Describing some of her colleague legislators as “unruly” Juliet Holness, the deputy speaker of the House of Representatives, says Parliament’s $18-million microphone system upgrade reflects the rules of the Standing Orders.
The Parliamentary Opposition has decried how the new public address (PA) system functions, with the House Speaker having the sole power in determining whose microphone is open to address the Lower House of Parliament.
Holness said members of parliament were invited to a training session for the new system two hours before Parliament resumed from its summer break but noted that very few attended.
“The new mic system operates in keeping exactly with the Standing Orders. However, when persons over time started drifting their behaviour and pattern from what is supposed to happen, if you’re not careful, you start to think like many of our constituents that that is exactly what is supposed to be,” said Holness.
She was speaking during a town hall meeting with members of the joint select committee considering job descriptions, codes of conduct and performance standards for parliamentarians following a Green Paper tabled by Prime Minister Andrew Holness in Parliament in June, when she addressed the issue.
“The Standing Orders specifically say that you are not to speak unless the Speaker acknowledges you and tells you, you can speak. No mic system changes that. That is the rule,” she asserted.
The St Andrew East Rural member of parliament (MP) said the current practice by MPs is to crosstalk, speak at will and while someone else has the floor.
She noted that the rule is that the person on the floor should speak uninterrupted.
Holness said, “very often”, Hansard, the transcripts of parliamentary debates, come up short because writers are not able to hear or follow the debate.
“They don’t know exactly what was said sometimes and when called on to say, ‘X or Y happened in Parliament, pull up the records’ they are nervous and say, ‘Lord, I missed that’. [This is] because some persons are unruly,” Holness told the hybrid public gathering at Wolmer’s Boys’ School in Kingston.
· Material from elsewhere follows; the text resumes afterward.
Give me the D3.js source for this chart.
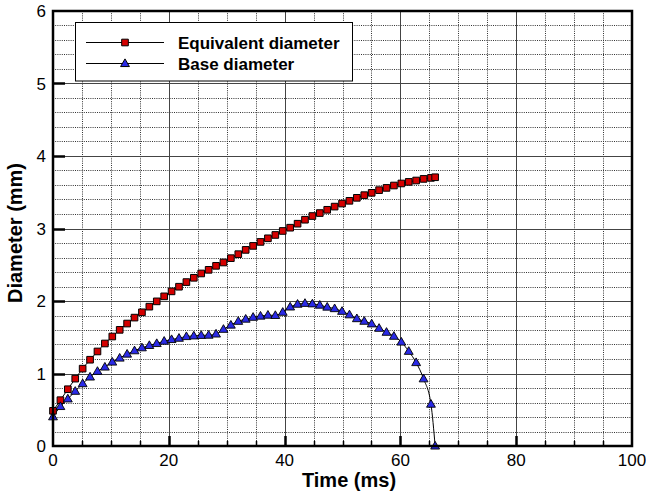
<!DOCTYPE html>
<html>
<head>
<meta charset="utf-8">
<script src="https://cdn.jsdelivr.net/npm/d3@7"></script>
<style>
  html, body { margin: 0; padding: 0; background: #fff; }
  svg { display: block; }
  text { font-family: "Liberation Sans", Arial, Helvetica, sans-serif; fill: #000; }
</style>
</head>
<body>
<svg id="chart" width="646" height="494"></svg>
<script>
// ---- data ----
const times = [0,1.28,2.56,3.84,5.12,6.4,7.68,8.96,10.24,11.52,12.8,14.08,15.36,16.64,17.92,19.2,20.48,21.76,23.04,24.32,25.6,26.88,28.16,29.44,30.72,32,33.28,34.56,35.84,37.12,38.4,39.68,40.96,42.24,43.52,44.8,46.08,47.36,48.64,49.92,51.2,52.48,53.76,55.04,56.32,57.6,58.88,60.16,61.44,62.72,64,65.28,66.0];
const equivalentDiameter = [0.485,0.632,0.783,0.929,1.067,1.190,1.304,1.414,1.510,1.602,1.689,1.771,1.844,1.922,1.995,2.064,2.133,2.197,2.261,2.320,2.380,2.430,2.485,2.531,2.591,2.646,2.705,2.760,2.815,2.865,2.911,2.966,3.011,3.066,3.121,3.172,3.213,3.258,3.302,3.344,3.382,3.423,3.460,3.492,3.529,3.560,3.593,3.621,3.643,3.662,3.684,3.698,3.707];
const baseDiameter = [0.403,0.545,0.650,0.755,0.860,0.952,1.030,1.089,1.158,1.213,1.268,1.314,1.355,1.387,1.414,1.446,1.469,1.487,1.510,1.519,1.526,1.529,1.545,1.610,1.668,1.720,1.750,1.776,1.792,1.805,1.801,1.845,1.918,1.956,1.968,1.961,1.943,1.916,1.895,1.858,1.810,1.757,1.721,1.685,1.624,1.569,1.514,1.434,1.306,1.151,0.927,0.577,0.0];
const seriesNames = ["Equivalent diameter", "Base diameter"];
const xMajorTicks = [0,20,40,60,80,100];
const yMajorTicks = [0,1,2,3,4,5,6];
const xTitle = "Time (ms)";
const yTitle = "Diameter (mm)";

// ---- layout ----
const svg = d3.select("#chart");
const X0 = 53, X1 = 632, Y0 = 446, Y1 = 11;
const x = d3.scaleLinear().domain([0,100]).range([X0, X1]);
const y = d3.scaleLinear().domain([0,6]).range([Y0, Y1]);
const px = v => Math.round(v) + 0.5;

const g = svg.append("g");

// minor dotted grid
const xMinor = d3.range(0, 101, 5).filter(v => v % 20 !== 0);
const yMinor = d3.range(0, 30).map(i => i * 0.2).filter((v, i) => i % 5 !== 0);
g.append("g").selectAll("line").data(xMinor).join("line")
  .attr("x1", d => px(x(d))).attr("x2", d => px(x(d)))
  .attr("y1", Y1).attr("y2", Y0)
  .attr("stroke", "#333").attr("stroke-width", 1).attr("stroke-dasharray", "1,1.2");
g.append("g").selectAll("line").data(yMinor).join("line")
  .attr("y1", d => px(y(d))).attr("y2", d => px(y(d)))
  .attr("x1", X0).attr("x2", X1)
  .attr("stroke", "#333").attr("stroke-width", 1).attr("stroke-dasharray", "1,1.2");

// major solid grid
g.append("g").selectAll("line").data(xMajorTicks.slice(1, -1)).join("line")
  .attr("x1", d => px(x(d))).attr("x2", d => px(x(d)))
  .attr("y1", Y1).attr("y2", Y0)
  .attr("stroke", "#444").attr("stroke-width", 1);
g.append("g").selectAll("line").data(yMajorTicks.slice(1, -1)).join("line")
  .attr("y1", d => px(y(d))).attr("y2", d => px(y(d)))
  .attr("x1", X0).attr("x2", X1)
  .attr("stroke", "#444").attr("stroke-width", 1);

// minor ticks on bottom axis
g.append("g").selectAll("line").data(xMinor).join("line")
  .attr("x1", d => px(x(d))).attr("x2", d => px(x(d)))
  .attr("y1", Y0).attr("y2", Y0 - 5)
  .attr("stroke", "#000").attr("stroke-width", 1.5);
// major ticks
g.append("g").selectAll("line").data(xMajorTicks.slice(1, -1)).join("line")
  .attr("x1", d => px(x(d))).attr("x2", d => px(x(d)))
  .attr("y1", Y0).attr("y2", Y0 - 10)
  .attr("stroke", "#000").attr("stroke-width", 2.5);
g.append("g").selectAll("line").data(yMajorTicks.slice(1, -1)).join("line")
  .attr("y1", d => px(y(d))).attr("y2", d => px(y(d)))
  .attr("x1", X0).attr("x2", X0 + 12)
  .attr("stroke", "#000").attr("stroke-width", 2.5);

// data
const pts = (vals) => times.map((t, i) => [t, vals[i]]);
const line = d3.line().x(d => x(d[0])).y(d => y(d[1])).curve(d3.curveMonotoneX);

const eq = pts(equivalentDiameter);
const bs = pts(baseDiameter);

g.append("path").attr("d", line(eq)).attr("fill", "none").attr("stroke", "#000").attr("stroke-width", 1);
g.append("path").attr("d", line(bs)).attr("fill", "none").attr("stroke", "#000").attr("stroke-width", 1);

const sq = d3.symbol().type(d3.symbolSquare).size(44);
const tri = d3.symbol().type(d3.symbolTriangle).size(34);

g.append("g").selectAll("path").data(eq).join("path")
  .attr("d", sq)
  .attr("transform", d => `translate(${x(d[0])},${y(d[1])})`)
  .attr("fill", "#d40000").attr("stroke", "#000").attr("stroke-width", 1);
g.append("g").selectAll("path").data(bs).join("path")
  .attr("d", tri)
  .attr("transform", d => `translate(${x(d[0])},${y(d[1]) + 0.5})`)
  .attr("fill", "#2a2ae6").attr("stroke", "#000").attr("stroke-width", 0.9);

// frame
g.append("rect")
  .attr("x", X0).attr("y", Y1).attr("width", X1 - X0).attr("height", Y0 - Y1)
  .attr("fill", "none").attr("stroke", "#000").attr("stroke-width", 2.5);

// legend
const L = g.append("g");
L.append("rect").attr("x", 75.5).attr("y", 22.5).attr("width", 277).attr("height", 58.5)
  .attr("fill", "#fff").attr("stroke", "#000").attr("stroke-width", 1);
const legendRows = [
  { name: seriesNames[0], yy: 42.5, sym: sq, fill: "#d40000", dy: 0 },
  { name: seriesNames[1], yy: 63.5, sym: tri, fill: "#2a2ae6", dy: 0.5 }
];
legendRows.forEach(r => {
  L.append("line").attr("x1", 86).attr("x2", 164).attr("y1", r.yy).attr("y2", r.yy)
    .attr("stroke", "#000").attr("stroke-width", 1);
  L.append("path").attr("d", r.sym).attr("transform", `translate(125,${r.yy + r.dy})`)
    .attr("fill", r.fill).attr("stroke", "#000").attr("stroke-width", 1);
  L.append("text").attr("x", 178).attr("y", r.yy + 6).attr("font-size", 17).attr("font-weight", "bold")
    .text(r.name);
});

// tick labels
g.append("g").selectAll("text").data(xMajorTicks).join("text")
  .attr("x", d => x(d)).attr("y", 466).attr("text-anchor", "middle").attr("font-size", 17)
  .text(d => d);
g.append("g").selectAll("text").data(yMajorTicks).join("text")
  .attr("x", 46).attr("y", d => y(d) + 6).attr("text-anchor", "end").attr("font-size", 17)
  .text(d => d);

// axis titles
g.append("text").attr("x", 349).attr("y", 487).attr("text-anchor", "middle")
  .attr("font-size", 20).attr("font-weight", "bold").text(xTitle);
g.append("text").attr("transform", `translate(22,233) rotate(-90)`).attr("text-anchor", "middle")
  .attr("font-size", 20).attr("font-weight", "bold").text(yTitle);
</script>
</body>
</html>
“…The mic system has not made any change to your behaviour. This (Standing Orders) is the book that guides the structure, the principle, the operations of the House of Parliament,” she stressed.
NO CONSULTATION
Natalie Neita Garvey, deputy leader of opposition business in the House of Representatives, has contended that there was no consultation in installing the new system.
The Opposition has described the system as a “gag-o-phone” with the sole purpose of preventing its members from speaking on critical matters. It noted that, if a member has not been acknowledged by the chair and persists in speaking, their comments will not be captured by the Hansard writers, who must record every word said in the Chamber.
But the parliamentary administration has said the old system had been malfunctioning.
The Government has also insisted that it had no role to play in the upgrade.
The 30-year-old system was replaced by a Televic D-Cerno conference system, which consists of two ‘chairperson’ consoles – one at the presiding officer’s desk for meetings of the Senate and House; and the other at the chairperson’s desk for use in committee meetings. The other consoles are ‘single delegate’ units, which allow the presiding officer/committee chairperson sole control to open the microphone of a member who has pressed the button to signal his/her intention to speak.
The new system automatically selects the member to speak based on the order in which persons signal their intention; that is, the first person to indicate that he/she wishes to speak will be the first person allowed.
The old system had only one ‘chairperson’ console, which was located at the presiding officer’s desk and gave the presiding officer the ability to mute other microphones.